The topic of National Journal's Education Expert blog this week is "Do Competitive Grants Hurt Equal Opportunity?" A lot of ink and hot air has been spilled lately around formula vs. competitive grants--largely in relation to Race to the Top. And I find the conversation exceedingly odd.

I mean, it's not as if Race to the Top is the only competitive federal education grant program. Nor did the Obama administration invent federal competitive grants.

Indeed, a search for "discretionary/competitive" grant opportunities on the Department of Education's website yields a whopping 214 programs! To be fair, this includes programs across the full spectrum from early childhood through graduate school, as well as some programs that were funded in the past but are not currently funded. But still--there are a lot of competitive federal grant programs! I won't bore you to death by listing all 214, but here are a few examples:

Some of these programs are relatively new, but others are not--TRIO, for example, has been around since 1964!

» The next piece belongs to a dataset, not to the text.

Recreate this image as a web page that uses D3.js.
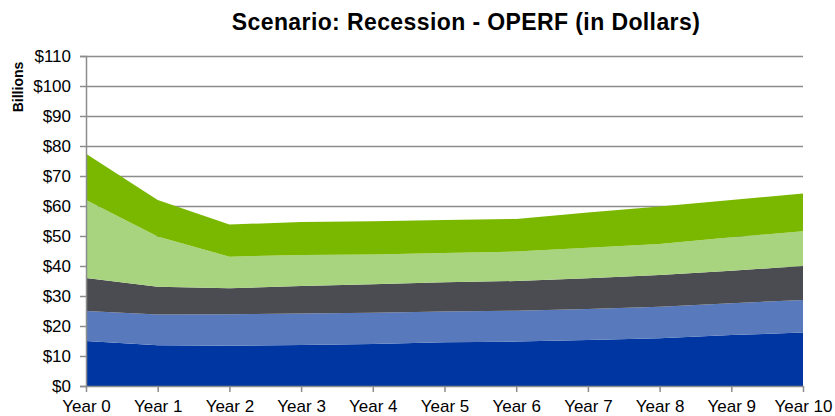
<!DOCTYPE html>
<html lang="en">
<head>
    <meta charset="UTF-8">
    <title>Scenario: Recession - OPERF (in Dollars)</title>
    <script src="https://cdn.jsdelivr.net/npm/d3@7/dist/d3.min.js"></script>
    <style>
        body { margin: 0; background: #fff; }
        svg text { font-family: Arial, "Liberation Sans", sans-serif; fill: #000; }
    </style>
</head>
<body>
    <div id="chart"></div>
    <script>
        // categorias del eje x
        var years = ["Year 0", "Year 1", "Year 2", "Year 3", "Year 4", "Year 5",
                     "Year 6", "Year 7", "Year 8", "Year 9", "Year 10"];

        // valores de cada capa (en miles de millones), de abajo hacia arriba
        var layer1 = [15.0, 13.6, 13.4, 13.7, 14.0, 14.6, 14.8, 15.3, 15.9, 17.0, 17.8];
        var layer2 = [10.0, 10.2, 10.5, 10.5, 10.4, 10.2, 10.3, 10.4, 10.5, 10.6, 10.9];
        var layer3 = [11.0, 9.3, 8.7, 9.1, 9.5, 9.8, 9.9, 10.2, 10.6, 10.8, 11.3];
        var layer4 = [26.0, 16.7, 10.5, 10.4, 9.9, 9.7, 9.8, 10.2, 10.3, 11.2, 11.6];
        var layer5 = [15.4, 12.2, 10.7, 11.0, 11.1, 11.0, 10.9, 11.7, 12.5, 12.4, 12.6];

        var yTicks = [0, 10, 20, 30, 40, 50, 60, 70, 80, 90, 100, 110];

        var keys = ["l1", "l2", "l3", "l4", "l5"];
        var colors = ["#0036a1", "#5879bc", "#4b4c51", "#a8d47f", "#7ab800"];

        var rows = years.map(function(y, i) {
            return { year: y, l1: layer1[i], l2: layer2[i], l3: layer3[i], l4: layer4[i], l5: layer5[i] };
        });

        var width = 835, height = 416;
        var plotLeft = 86, plotRight = 803, plotTop = 56, plotBottom = 386;

        var svg = d3.select("#chart").append("svg")
            .attr("width", width)
            .attr("height", height);

        var x = d3.scalePoint().domain(years).range([plotLeft, plotRight]);
        var y = d3.scaleLinear().domain([0, 110]).range([plotBottom, plotTop]);

        // lineas de la cuadricula (detras de las areas)
        svg.append("g").selectAll("line")
            .data(yTicks.filter(function(d) { return d > 0; }))
            .enter().append("line")
            .attr("x1", plotLeft).attr("x2", plotRight)
            .attr("y1", function(d) { return y(d) + 0.5; })
            .attr("y2", function(d) { return y(d) + 0.5; })
            .attr("stroke", "#8c8c8c")
            .attr("stroke-width", 1.5);

        var stack = d3.stack().keys(keys);
        var series = stack(rows);

        var area = d3.area()
            .x(function(d) { return x(d.data.year); })
            .y0(function(d) { return y(d[0]); })
            .y1(function(d) { return y(d[1]); });

        svg.append("g").selectAll("path")
            .data(series)
            .enter().append("path")
            .attr("d", area)
            .attr("fill", function(d, i) { return colors[i]; });

        // eje y
        var yAxis = svg.append("g")
            .attr("transform", "translate(" + plotLeft + ",0)")
            .call(d3.axisLeft(y).tickValues(yTicks).tickSize(6).tickPadding(9)
                .tickFormat(function(d) { return "$" + d; }));
        yAxis.select(".domain").attr("stroke", "#8c8c8c").attr("stroke-width", 1.5);
        yAxis.selectAll(".tick line").attr("stroke", "#8c8c8c").attr("stroke-width", 1.5);
        yAxis.selectAll("text").style("font-size", "17px").attr("fill", "#000");

        // eje x
        var xAxis = svg.append("g")
            .attr("transform", "translate(0," + plotBottom + ")")
            .call(d3.axisBottom(x).tickSize(6).tickPadding(8).tickSizeOuter(0));
        xAxis.select(".domain").attr("stroke", "#8c8c8c").attr("stroke-width", 1.5);
        xAxis.selectAll(".tick line").attr("stroke", "#8c8c8c").attr("stroke-width", 1.5);
        xAxis.selectAll("text").style("font-size", "17px").attr("fill", "#000");

        // titulo
        svg.append("text")
            .attr("x", 466)
            .attr("y", 30)
            .attr("text-anchor", "middle")
            .style("font-size", "23px")
            .style("font-weight", "bold")
            .style("letter-spacing", "0.4px")
            .text("Scenario: Recession - OPERF (in Dollars)");

        // etiqueta del eje y
        svg.append("text")
            .attr("transform", "translate(23,87) rotate(-90)")
            .attr("text-anchor", "middle")
            .style("font-size", "14px")
            .style("font-weight", "bold")
            .text("Billions");
    </script>
</body>
</html>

So why the big stink now? Well, for one thing, Race to the Top is a much bigger program than most existing federal competitive grant programs. But if you add existing federal competitive grant programs together, the total we're already spending on them is greater than the $1.3 billion the administration requested for RTT in FY2011, and the $650 million and $800 million in the current Senate and House bills are within the ballpark of some other federal competitive grant programs past and present. Ditto requested i3 funding levels.

Moreover, I'd argue that the size of RTT is one reason it should compare favorably to many existing competitive grant programs. The Department of Education budget currently includes funding for a host of tiny education programs focused on relatively narrow issues. I'm sure the projects these programs fund are worthy, but a few million dollars spent on a smattering of projects across the country is hardly sufficient to have transformational impacts on the education system as a whole. Further, many of the same criticisms currently leveled at competitive programs apply all the more to these existing ones: Only states or districts with the savvy and resources to seek out rather obscure federal grant opportunities and craft compelling applications are able to access and benefit from these resources. Because many of these programs focus on relatively narrow issues or priorities, applicants need to bend their own initiatives to meet federal criteria and priorities in order to have a chance of getting funds. And it's all the worse because a number of these smaller competitive programs are not particularly well aligned with national or state reform goals.

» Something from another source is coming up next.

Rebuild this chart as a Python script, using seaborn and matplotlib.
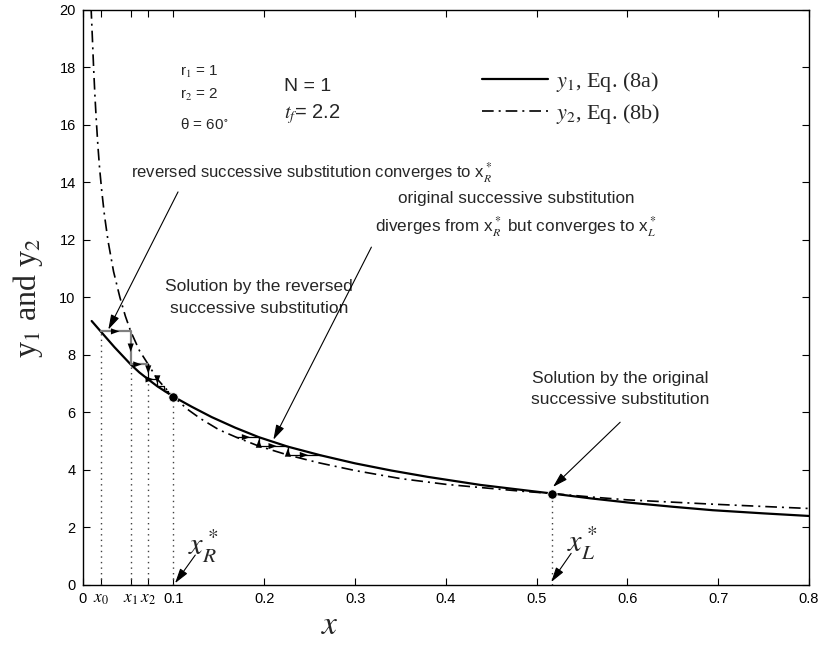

If the real problem is competitive grants, why aren't critics going after these programs, as well as Race to the Top, which is designed to support systemic, statewide reforms; is clearly aligned with national reform goals; it is far less prescriptive about the specific activities applicants must undertake than some other federal competitive grant programs, and has been so well publicized that you'd have to be living under a rock not to know it's out there?

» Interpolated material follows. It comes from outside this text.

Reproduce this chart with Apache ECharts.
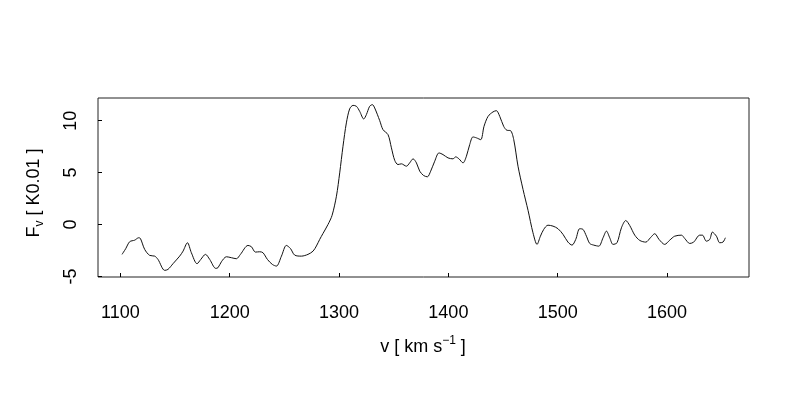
<!DOCTYPE html>
<html>
<head>
<meta charset="utf-8">
<script src="https://cdn.jsdelivr.net/npm/echarts@6/dist/echarts.min.js"></script>
<style>html,body{margin:0;padding:0;background:#fff;}#c{width:800px;height:400px;}</style>
</head>
<body>
<div id="c"></div>
<script>
const velocity = [1101.5,1104.8,1108.5,1113.1,1116.7,1118.3,1122.2,1126.8,1131.4,1134.4,1140.5,1143.5,1148.1,1154.2,1157.3,1161.3,1164.9,1170.1,1173.5,1177.8,1181.7,1187.2,1189.3,1192.4,1197.0,1201.5,1206.1,1209.8,1216.7,1219.8,1223.5,1227.4,1230.4,1234.5,1239.0,1242.7,1247.3,1251.8,1255.5,1259.4,1265.6,1271.6,1276.2,1279.3,1282.3,1285.3,1289.9,1293.6,1297.6,1300.6,1303.6,1306.7,1309.7,1312.8,1315.9,1318.9,1322.6,1325.0,1328.0,1330.5,1332.6,1337.2,1340.2,1344.8,1347.9,1350.9,1353.9,1357.0,1361.6,1364.6,1367.7,1370.8,1373.8,1377.4,1380.8,1383.8,1387.5,1391.4,1395.1,1399.7,1404.2,1406.7,1409.7,1413.4,1416.5,1419.5,1422.5,1425.7,1429.6,1432.6,1436.3,1440.8,1443.9,1447.0,1450.6,1453.6,1456.8,1459.8,1463.7,1468.3,1472.9,1477.4,1481.1,1484.2,1487.2,1491.1,1495.7,1500.3,1504.9,1509.4,1513.1,1516.5,1520.1,1523.2,1526.3,1529.3,1533.0,1537.6,1541.5,1544.6,1547.6,1550.6,1554.3,1558.3,1562.3,1565.9,1570.5,1575.1,1580.6,1584.8,1588.8,1592.7,1597.9,1602.5,1607.0,1613.2,1616.2,1620.8,1624.4,1629.9,1632.4,1636.0,1639.1,1641.5,1645.2,1648.2,1651.2,1653.4];
const flux = [-2.88,-2.34,-1.66,-1.51,-1.28,-1.35,-2.40,-2.98,-3.05,-3.37,-4.42,-4.33,-3.78,-3.05,-2.57,-1.76,-2.72,-3.78,-3.37,-2.88,-3.37,-4.23,-4.16,-3.59,-3.11,-3.20,-3.30,-2.88,-2.02,-2.14,-2.66,-2.63,-2.72,-3.37,-3.85,-4.01,-3.05,-2.02,-2.31,-2.95,-3.05,-2.88,-2.57,-2.07,-1.44,-0.87,0.00,0.87,2.72,4.97,7.53,9.78,11.13,11.47,11.38,10.89,10.16,10.58,11.38,11.54,11.22,10.00,9.13,8.65,7.38,6.18,5.77,5.84,5.61,5.93,6.32,5.93,5.13,4.71,4.59,5.13,6.09,6.89,6.73,6.41,6.32,6.51,6.32,5.93,6.57,7.69,8.43,8.34,8.17,9.45,10.41,10.84,10.96,10.41,9.45,9.07,9.04,8.17,5.61,3.37,1.35,-0.80,-1.92,-1.13,-0.48,-0.07,-0.16,-0.41,-0.96,-1.70,-1.99,-1.44,-0.41,-0.48,-1.13,-1.83,-1.99,-2.09,-1.28,-0.64,-1.28,-1.92,-1.76,-0.32,0.38,-0.10,-1.03,-1.54,-1.70,-1.28,-0.89,-1.44,-1.92,-1.51,-1.13,-1.03,-1.35,-1.83,-1.70,-1.03,-1.03,-1.61,-1.44,-0.74,-1.13,-1.76,-1.70,-1.28];
const xTicks = [1100,1200,1300,1400,1500,1600];
const yTicks = [-5,0,5,10];
const xTitle = 'v [ km s';
const xTitleSup = '−1';
const yTitleMain = 'F';
const yTitleSub = 'v';
const yTitleRest = ' [ K0.01 ]';

const FONT = '"Liberation Sans", Arial, Helvetica, sans-serif';
const chart = echarts.init(document.getElementById('c'), null, {renderer: 'canvas'});
chart.setOption({
  animation: false,
  backgroundColor: '#ffffff',
  grid: {left: 98, right: 51, top: 98, bottom: 123, show: true, borderColor: '#222', borderWidth: 1, backgroundColor: 'transparent'},
  xAxis: {
    type: 'value', min: 1079.5, max: 1675,
    axisLine: {show: false, onZero: false},
    splitLine: {show: false},
    axisTick: {show: true, inside: true, length: 4, customValues: xTicks, lineStyle: {color: '#000'}},
    axisLabel: {customValues: xTicks, margin: 27, fontSize: 18, color: '#000', fontFamily: FONT, formatter: v => String(v)}
  },
  yAxis: {
    type: 'value', min: -5.06, max: 12.18,
    axisLine: {show: false, onZero: false},
    splitLine: {show: false},
    axisTick: {show: true, inside: true, length: 4, customValues: yTicks, lineStyle: {color: '#000'}},
    axisLabel: {customValues: yTicks, margin: 18, rotate: 90, fontSize: 18, color: '#000', fontFamily: FONT, formatter: v => String(v)}
  },
  graphic: [
    {type: 'text', x: 423, y: 347, style: {
      text: xTitle + '{sup|' + xTitleSup + '} ]', fill: '#000', font: '18px ' + FONT,
      align: 'center', verticalAlign: 'middle', lineHeight: 24,
      rich: {sup: {fontSize: 12, fontFamily: FONT, verticalAlign: 'top', lineHeight: 24, fill: '#000'}}
    }},
    {type: 'text', x: 34, y: 193, rotation: Math.PI / 2, style: {
      text: yTitleMain + '{sub|' + yTitleSub + '}' + yTitleRest, fill: '#000', font: '18px ' + FONT,
      align: 'center', verticalAlign: 'middle', lineHeight: 24,
      rich: {sub: {fontSize: 12, fontFamily: FONT, verticalAlign: 'bottom', lineHeight: 24, fill: '#000'}}
    }}
  ],
  series: [{
    type: 'line', data: velocity.map((v, i) => [v, flux[i]]),
    showSymbol: false, smooth: 0.3, lineStyle: {color: '#111', width: 1}
  }]
});
</script>
</body>
</html>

Not to mention that some of the people most critical of RTT's competitive nature support other competitive programs: The Civil Rights groups whose criticisms of RTT gained attention last week have typically been proponents of programs like GEAR UP and TRIO. Appropriations Chairman Obey's own committee has frequently restored or increases funding levels for small competitive programs that both the Bush and Obama administrations have sought to eliminate or cut (such programs are frequently pet initiatives of particular members of Congress). If I were more cynical, I might think this "competitive" business was all a red herring for ideological opposition to RTT.